Terrorism: February 3, 2002


While measures have been taken to make it much more difficult for terrorists to hijack passenger jets, and use them as weapons, there are many aircraft that don't fly with a dozens of passengers ready to jump on any hijacking attempt. Yes, there is still another source of large aircraft that terrorists can use for suicide attacks. There are two thousand air freighters in service, all of them pretty big and many freighter versions of the 747. Some 500 of these belong to FedEx and UPS. Some two thirds of them operate out of the United States. These aircraft fly with few people on board; a crew of two or three plus, in some cases, a few passengers. These aircraft operate from most major airports, using their own freight terminals. While security has been increased at the freight operations, false IDs, and perhaps bribes, could be used to get a hijacking team into the area. The terrorists could have one or two people get jobs in a freight terminal for a few months in order to collect information the hijacking team would need. Finding out how to smuggle the team onto a freighter, and then take over the aircraft in flight, is more complicated than the September 11, 2001 operation, but it's doable. 

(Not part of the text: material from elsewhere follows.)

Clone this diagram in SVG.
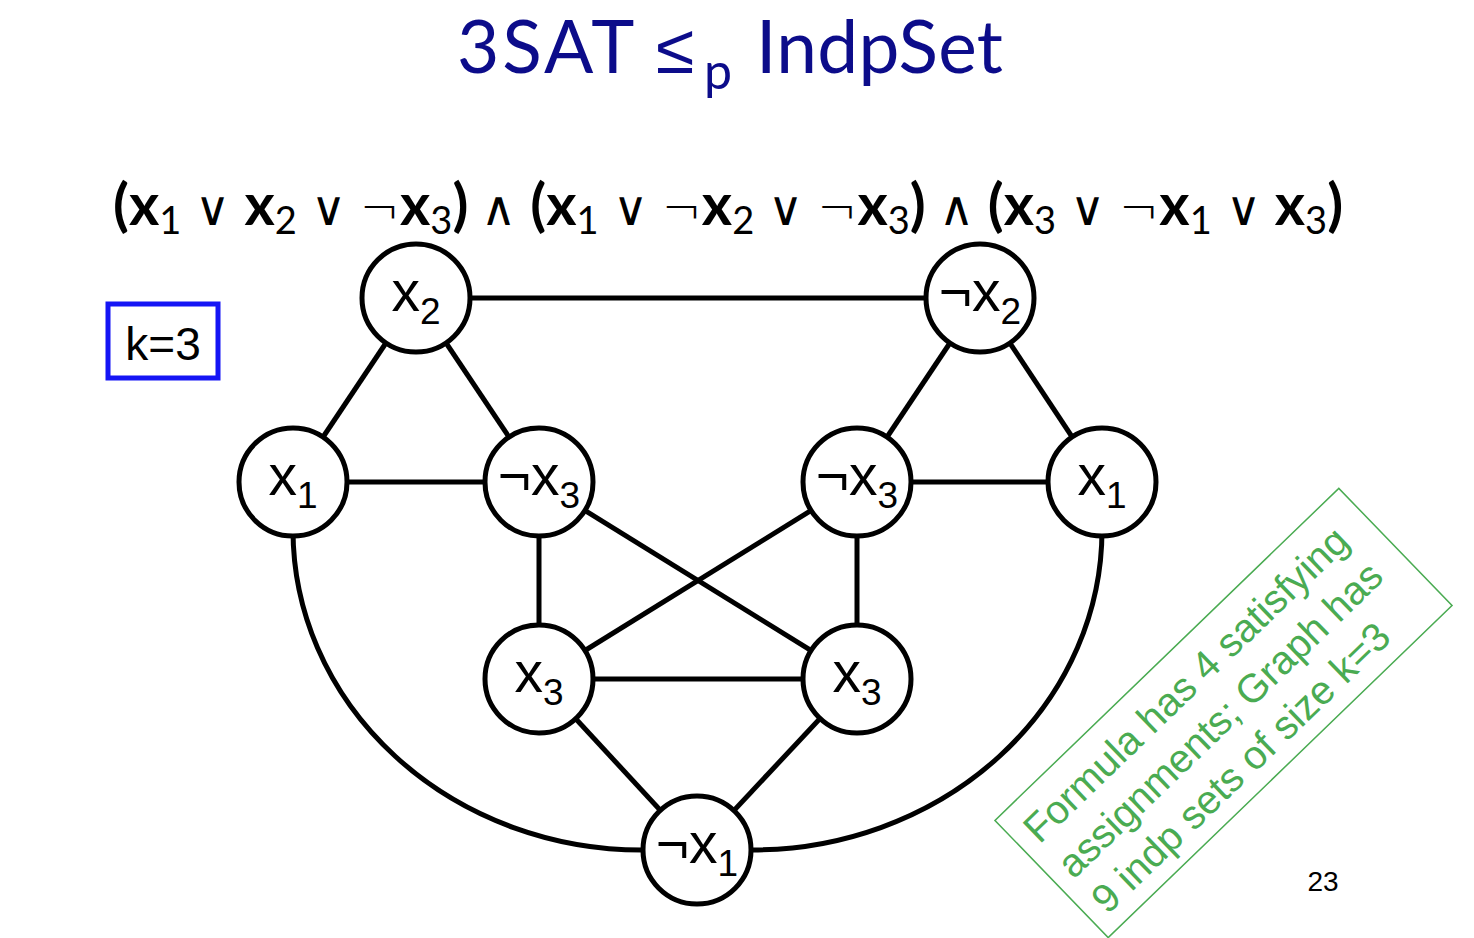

But there are even easier ways to do it. There are smaller air freight operations in Eastern Europe that are open to any reasonable offer. These are the guys that run guns and other illegal items anywhere. For a price. What the terrorists could do here is lease one of these aircraft, have it fly to the U.S. and, well, you can figure out the rest. This also brings up another angle. While the United States has increased it's airport security quite a bit, such is not the case for many foreign airports. So the hijackers might find it easier to snatch a freighter from, say, Africa, bring it across the Atlantic and make for the nearest nuclear reactor or high rise building.